Long COVID (also known as post-COVID-19 syndrome or post-acute sequelae of COVID-19 (PACS)) is a condition characterized by long-term or persistent health problems appearing after the initial recovery from COVID-19 infection. The WHO has described long COVID as a condition “that occurs in individuals with a previous history of probable or confirmed SARS-CoV-2 infection, usually three months after the onset, with symptoms lasting at least two months that cannot be explained by an alternative diagnosis”. It is estimated that 30–60% of recovered patients, even after a mild disease, will experience long COVID or symptoms persistence with varying durations.

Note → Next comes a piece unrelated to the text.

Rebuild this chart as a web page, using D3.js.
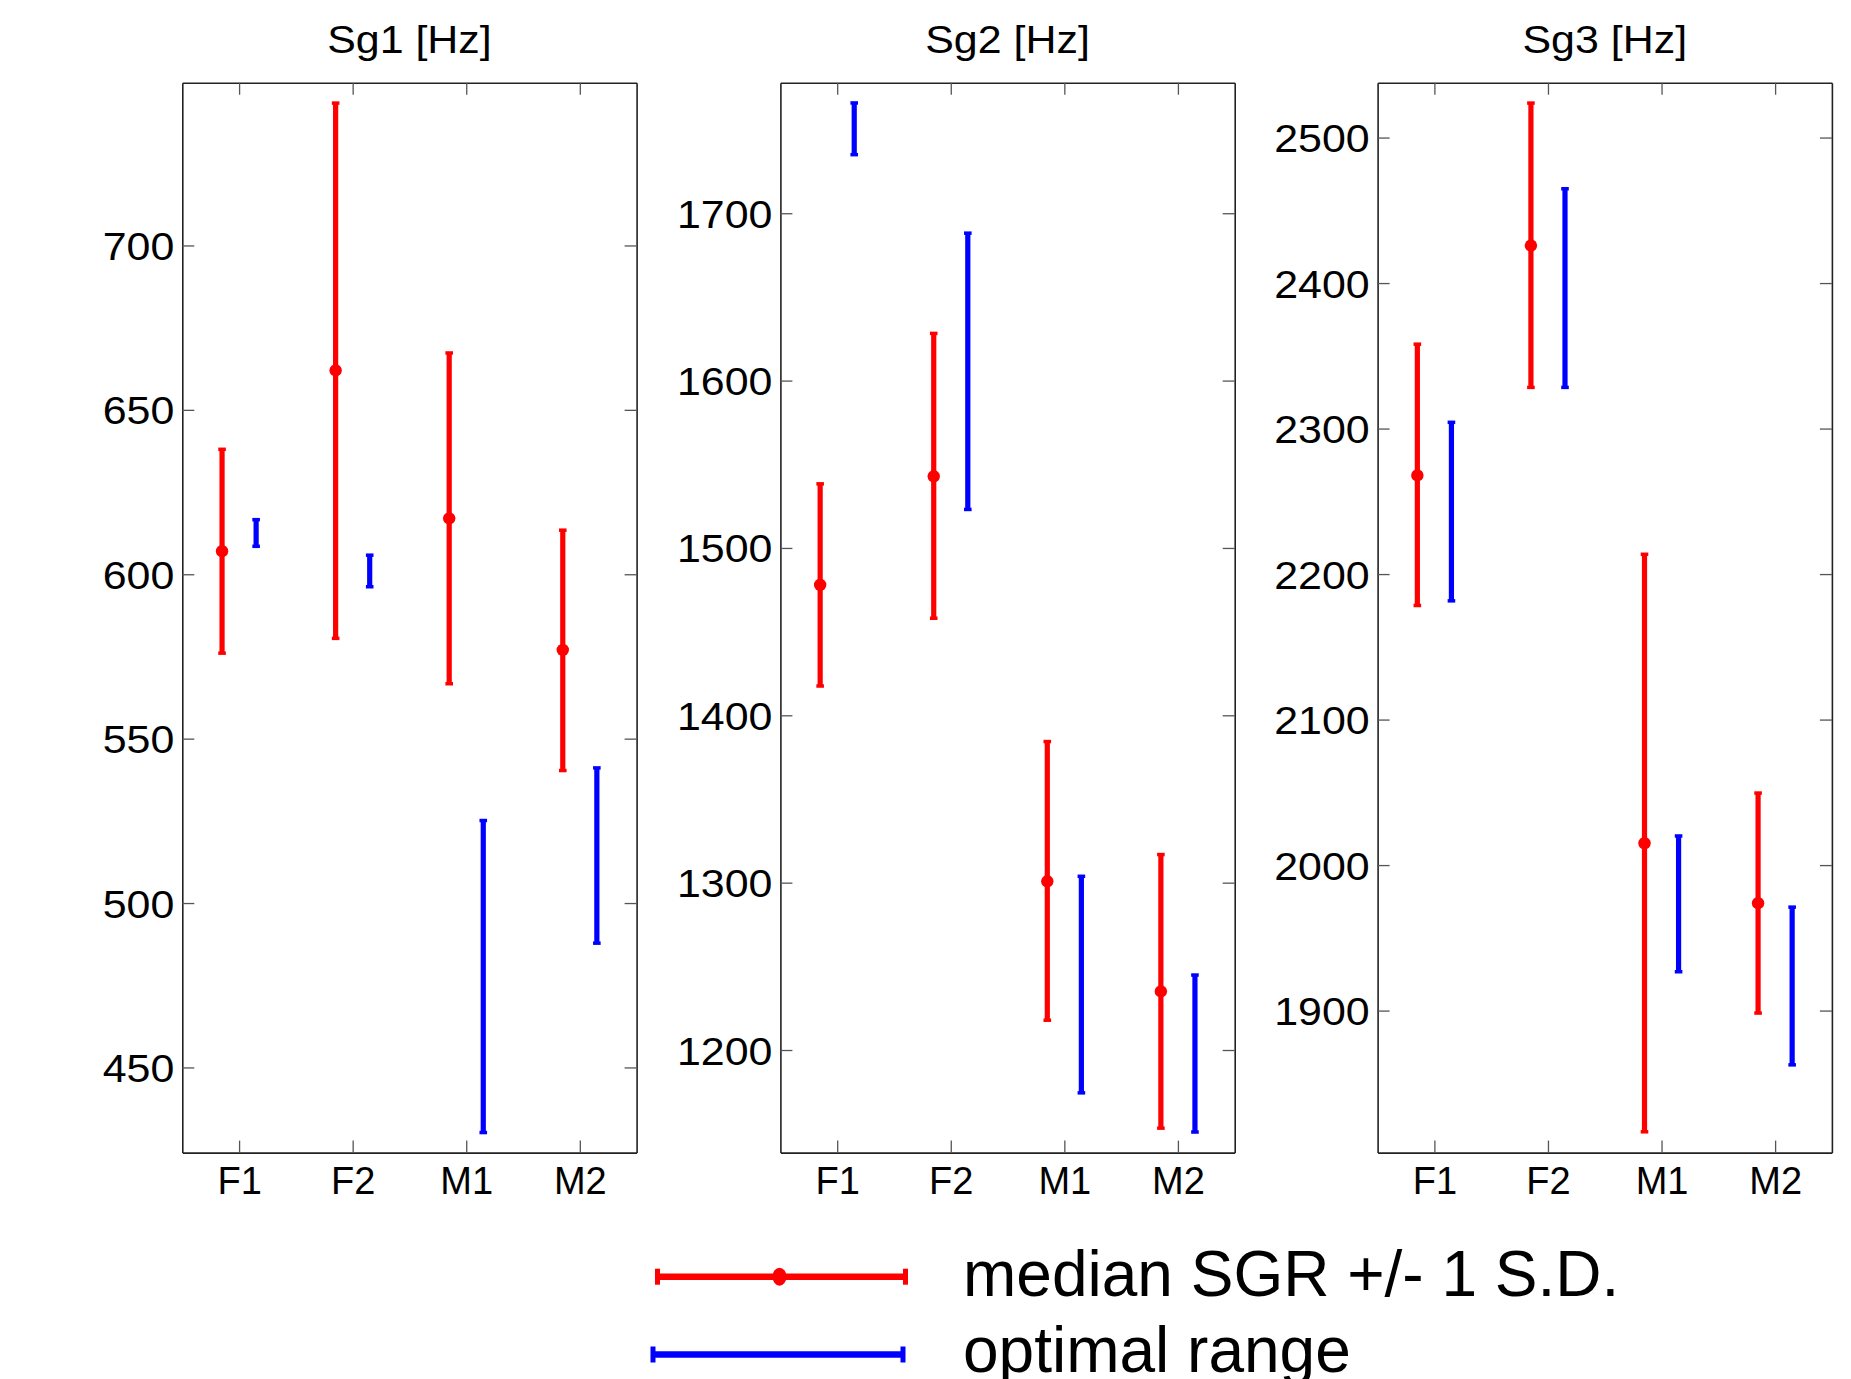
<!DOCTYPE html>
<html>
<head>
<meta charset="utf-8">
<script src="https://cdn.jsdelivr.net/npm/d3@7"></script>
<style>
  html, body { margin: 0; padding: 0; background: #fff; }
  svg { display: block; }
  text { font-family: "Liberation Sans", Arial, Helvetica, sans-serif; fill: #000; }
</style>
</head>
<body>
<svg id="chart" width="1851" height="1379"></svg>
<script>
// ---------- data ----------
const categories = ["F1", "F2", "M1", "M2"];
const panelTitles = ["Sg1 [Hz]", "Sg2 [Hz]", "Sg3 [Hz]"];

const sg1Median  = [607, 662, 617, 577];
const sg1Low     = [576, 580.5, 566.7, 540.3];
const sg1High    = [638, 743.3, 667.3, 613.4];
const sg1OptLow  = [608.5, 596.2, 430.2, 487.8];
const sg1OptHigh = [616.6, 605.8, 525.1, 541.1];
const sg1Ticks   = [450, 500, 550, 600, 650, 700];
const sg1Domain  = [424.1, 749.5];

const sg2Median  = [1478, 1542.8, 1300.8, 1235];
const sg2Low     = [1417.5, 1458, 1217.8, 1153.3];
const sg2High    = [1538.3, 1628.2, 1384.3, 1316.8];
const sg2OptLow  = [1735, 1523, 1174.4, 1151];
const sg2OptHigh = [1765.9, 1688.1, 1303.8, 1244.8];
const sg2Ticks   = [1200, 1300, 1400, 1500, 1600, 1700];
const sg2Domain  = [1138.7, 1778];

const sg3Median  = [2267.8, 2425.8, 2015, 1973.8];
const sg3Low     = [2178.4, 2328.3, 1816.7, 1898.3];
const sg3High    = [2358, 2523.7, 2213.6, 2049.5];
const sg3OptLow  = [2181.6, 2328.3, 1926.7, 1862.7];
const sg3OptHigh = [2304.3, 2464.8, 2020, 1971.1];
const sg3Ticks   = [1900, 2000, 2100, 2200, 2300, 2400, 2500];
const sg3Domain  = [1802.4, 2537.7];

const legendLabels = ["median SGR +/- 1 S.D.", "optimal range"];

// ---------- layout ----------
const RED = "#ff0000", BLUE = "#0000ff";
const panelLefts = [182.3, 780.4, 1377.6];
const panelWidth = 454.3;
const plotTop = 82.7, plotBottom = 1152.6;
const offset = 0.15;   // category-unit offset for red / blue bars

const panels = [
  { title: panelTitles[0], med: sg1Median, lo: sg1Low, hi: sg1High, olo: sg1OptLow, ohi: sg1OptHigh, ticks: sg1Ticks, domain: sg1Domain },
  { title: panelTitles[1], med: sg2Median, lo: sg2Low, hi: sg2High, olo: sg2OptLow, ohi: sg2OptHigh, ticks: sg2Ticks, domain: sg2Domain },
  { title: panelTitles[2], med: sg3Median, lo: sg3Low, hi: sg3High, olo: sg3OptLow, ohi: sg3OptHigh, ticks: sg3Ticks, domain: sg3Domain }
];

const svg = d3.select("#chart");
const tickLen = 12;

panels.forEach((p, pi) => {
  const left = panelLefts[pi], right = left + panelWidth;
  const x = d3.scaleLinear().domain([0.5, categories.length + 0.5]).range([left, right]);
  const y = d3.scaleLinear().domain(p.domain).range([plotBottom, plotTop]);
  const g = svg.append("g");

  // axes (Matlab-style box with inward ticks)
  const xIdx = categories.map((c, i) => i + 1);
  const xAxisB = d3.axisBottom(x).tickValues(xIdx).tickFormat(d => categories[d - 1]).tickSizeInner(-tickLen).tickSizeOuter(0).tickPadding(0);
  const xAxisT = d3.axisTop(x).tickValues(xIdx).tickFormat("").tickSizeInner(-tickLen).tickSizeOuter(0);
  const yAxisL = d3.axisLeft(y).tickValues(p.ticks).tickFormat(d3.format("d")).tickSizeInner(-tickLen).tickSizeOuter(0).tickPadding(0);
  const yAxisR = d3.axisRight(y).tickValues(p.ticks).tickFormat("").tickSizeInner(-tickLen).tickSizeOuter(0);

  const gb = g.append("g").attr("transform", `translate(0,${plotBottom})`).call(xAxisB);
  const gt = g.append("g").attr("transform", `translate(0,${plotTop})`).call(xAxisT);
  const gl = g.append("g").attr("transform", `translate(${left},0)`).call(yAxisL);
  const gr = g.append("g").attr("transform", `translate(${right},0)`).call(yAxisR);

  [gb, gt, gl, gr].forEach(a => {
    a.select(".domain").attr("stroke", "#222").attr("stroke-width", 1.6);
    a.selectAll(".tick line").attr("stroke", "#555").attr("stroke-width", 1.3);
  });
  gb.selectAll(".tick text").attr("y", 0).attr("dy", "1.08em")
    .style("font-size", "38px").style("font-family", '"Liberation Sans", Arial, sans-serif').attr("fill", "#000");
  gl.selectAll(".tick text").attr("x", 0).attr("dy", "0.36em")
    .attr("transform", "translate(-8,0) scale(1.1,1)")
    .style("font-size", "39px").style("font-family", '"Liberation Sans", Arial, sans-serif').attr("fill", "#000");

  // title
  g.append("text")
    .attr("transform", `translate(${(left + right) / 2},53.3) scale(1.13,1)`)
    .attr("text-anchor", "middle")
    .style("font-size", "38px")
    .text(p.title);

  // error bars
  const capW = 3.8;
  const drawBar = (xi, lo, hi, color) => {
    const bg = g.append("g");
    bg.append("line").attr("x1", x(xi)).attr("x2", x(xi)).attr("y1", y(lo)).attr("y2", y(hi))
      .attr("stroke", color).attr("stroke-width", 5.2);
    [lo, hi].forEach(v => {
      bg.append("line").attr("x1", x(xi) - capW).attr("x2", x(xi) + capW).attr("y1", y(v)).attr("y2", y(v))
        .attr("stroke", color).attr("stroke-width", 3.5);
    });
  };
  categories.forEach((c, i) => {
    drawBar(i + 1 - offset, p.lo[i], p.hi[i], RED);
    drawBar(i + 1 + offset, p.olo[i], p.ohi[i], BLUE);
  });
  g.selectAll("circle.med").data(p.med).enter().append("circle")
    .attr("class", "med")
    .attr("cx", (d, i) => x(i + 1 - offset))
    .attr("cy", d => y(d))
    .attr("r", 6.2)
    .attr("fill", RED);
});

// ---------- legend ----------
const lg = svg.append("g");
const legendRows = [
  { label: legendLabels[0], color: RED, x1: 657.5, x2: 905.5, y: 1276.7, dot: true, ty: 1296 },
  { label: legendLabels[1], color: BLUE, x1: 653, x2: 903, y: 1354.5, dot: false, ty: 1372 }
];
legendRows.forEach(r => {
  lg.append("line").attr("x1", r.x1).attr("x2", r.x2).attr("y1", r.y).attr("y2", r.y)
    .attr("stroke", r.color).attr("stroke-width", 6.5);
  [r.x1, r.x2].forEach(xx => {
    lg.append("line").attr("x1", xx).attr("x2", xx).attr("y1", r.y - 8).attr("y2", r.y + 8)
      .attr("stroke", r.color).attr("stroke-width", 5);
  });
  if (r.dot) {
    lg.append("ellipse").attr("cx", (r.x1 + r.x2) / 2 - 2).attr("cy", r.y).attr("rx", 7).attr("ry", 9).attr("fill", r.color);
  }
  lg.append("text").attr("x", 963).attr("y", r.ty).style("font-size", "64px").text(r.label);
});
</script>
</body>
</html>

Based on a conservative estimated incidence, at least 65 million individuals worldwide could be experiencing long COVID3.

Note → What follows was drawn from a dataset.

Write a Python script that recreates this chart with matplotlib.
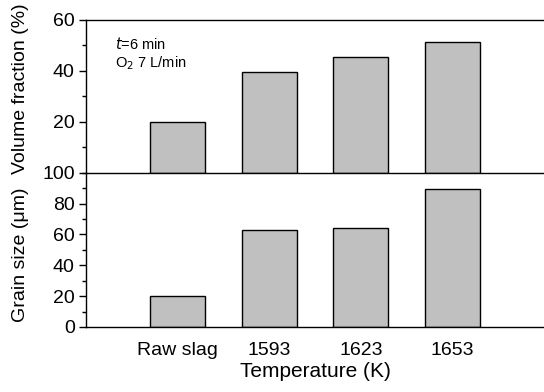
import numpy as np
import matplotlib
matplotlib.use('Agg')
import matplotlib.pyplot as plt
from matplotlib.ticker import MultipleLocator

plt.rcParams['font.family'] = ['Liberation Sans', 'DejaVu Sans']

categories = ['Raw slag', '1593', '1623', '1653']
volume_fraction = [20.0, 39.7, 45.6, 51.4]
grain_size = [20.0, 62.6, 63.9, 89.6]

fig = plt.figure(figsize=(5.44, 3.92), dpi=100)
ax1 = fig.add_axes([0.158, 0.559, 0.842, 0.39])
ax2 = fig.add_axes([0.158, 0.166, 0.842, 0.393])
ax2.patch.set_visible(False)
ax1.set_zorder(2)
ax1.patch.set_visible(False)

x = np.arange(1, len(categories) + 1)
bar_kw = dict(width=0.6, color='#c0c0c0', edgecolor='black', linewidth=1.0)

ax1.bar(x, volume_fraction, **bar_kw)
ax2.bar(x, grain_size, **bar_kw)

for ax in (ax1, ax2):
    ax.set_xlim(0, 5)
    ax.spines['right'].set_visible(False)
    ax.tick_params(axis='y', which='major', direction='out', length=5, width=1,
                   labelsize=14, pad=3)
    ax.tick_params(axis='y', which='minor', direction='out', length=3, width=1)
    for s in ax.spines.values():
        s.set_linewidth(1.0)

ax1.set_ylim(0, 60)
ax1.yaxis.set_major_locator(MultipleLocator(20))
ax1.yaxis.set_minor_locator(MultipleLocator(10))
ax1.set_yticks([20, 40, 60])
ax1.set_xticks([])
ax1.set_ylabel('Volume fraction (%)', fontsize=14)

ax2.set_ylim(0, 100)
ax2.yaxis.set_major_locator(MultipleLocator(20))
ax2.yaxis.set_minor_locator(MultipleLocator(10))
ax2.spines['top'].set_visible(False)
ax2.set_xticks(x)
ax2.set_xticklabels(categories)
ax2.tick_params(axis='x', length=0, labelsize=14, pad=11)
ax2.set_ylabel('Grain size (\u03bcm)', fontsize=14)
ax2.set_xlabel('Temperature (K)', fontsize=15, labelpad=2)

ax1.yaxis.set_label_coords(-0.124, 0.55)
ax2.yaxis.set_label_coords(-0.124, 0.47)

ax1.text(0.063, 0.843, r'$t$=6 min', transform=ax1.transAxes, fontsize=10.5,
         ha='left', va='center')
ax1.text(0.063, 0.72, 'O$_2$ 7 L/min', transform=ax1.transAxes, fontsize=10.5,
         ha='left', va='center')

fig.savefig('out.png', dpi=100)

Similar to COVID-19, long COVID affects multiple organ systems, including the respiratory, cardiovascular, nervous, and gastrointestinal systems. More than 50 symptoms have been reported associated with long COVID. Observational studies have reported that some symptomatic conditions are resolved within three months of hospitalization in 50% of patients, but the rate of full recovery drops to 35% between three and 6 months after hospitalization, and to 15% between 6 and 9 months. Importantly, a high proportion of that population has residual lung tissue injury, with detectable radiological abnormalities on chest computed tomography (CT) scans. Fatigue, loss of concentration, headaches, shortness of breath, anosmia, muscle weakness, joint pain are some of the symptoms most reported. Therefore, more than a homogeneous entity, long COVID could be considered as a spectrum of disorders, that affects individuals with complications directly linked to the virus (long-term residual damage in the lungs, brain, or heart), and individuals manifesting systemic unspecific signs/symptoms (fatigue, headache, and arthromyalgias). The increasing number of patients with long COVID poses a challenge for public health systems around the world, but, currently, there are no guidelines for accurately diagnosing patients with long COVID and classification is still underestimated and subjective.

Both untargeted and targeted metabolomics have proven to be valuable tools for studying of long COVID. Our results, based on an untargeted lipidomics approach,14 demonstrate that several species of phosphatidylcholines and sphingomyelins were expressed at higher levels in long COVID-19 patients compared with controls. The paired analysis, which compares patients with an active infection and two years after recovery, showed 170 dysregulated lipidic features.

In the present work we used quantitative targeted metabolomics to evaluate the metabolic reversion of patients with persistent sequelae due to confirmed SARS-CoV-2 infection. Comparison with negative controls allowed us to identify those metabolites persistently dysregulated after two years of the initial infection. Number, type of symptoms as well as metabolic signatures were different in patients experiencing long COVID (arbitrarily defined by us as long COVID class A and class B patients) and recovered patients (non-long COVID). Besides, IL-17 level was increased in patients with the worst disease evolution (class B patients). To the best of our knowledge, this is the first targeted metabolomics study of long COVID patients conducted beyond twenty months post-infection.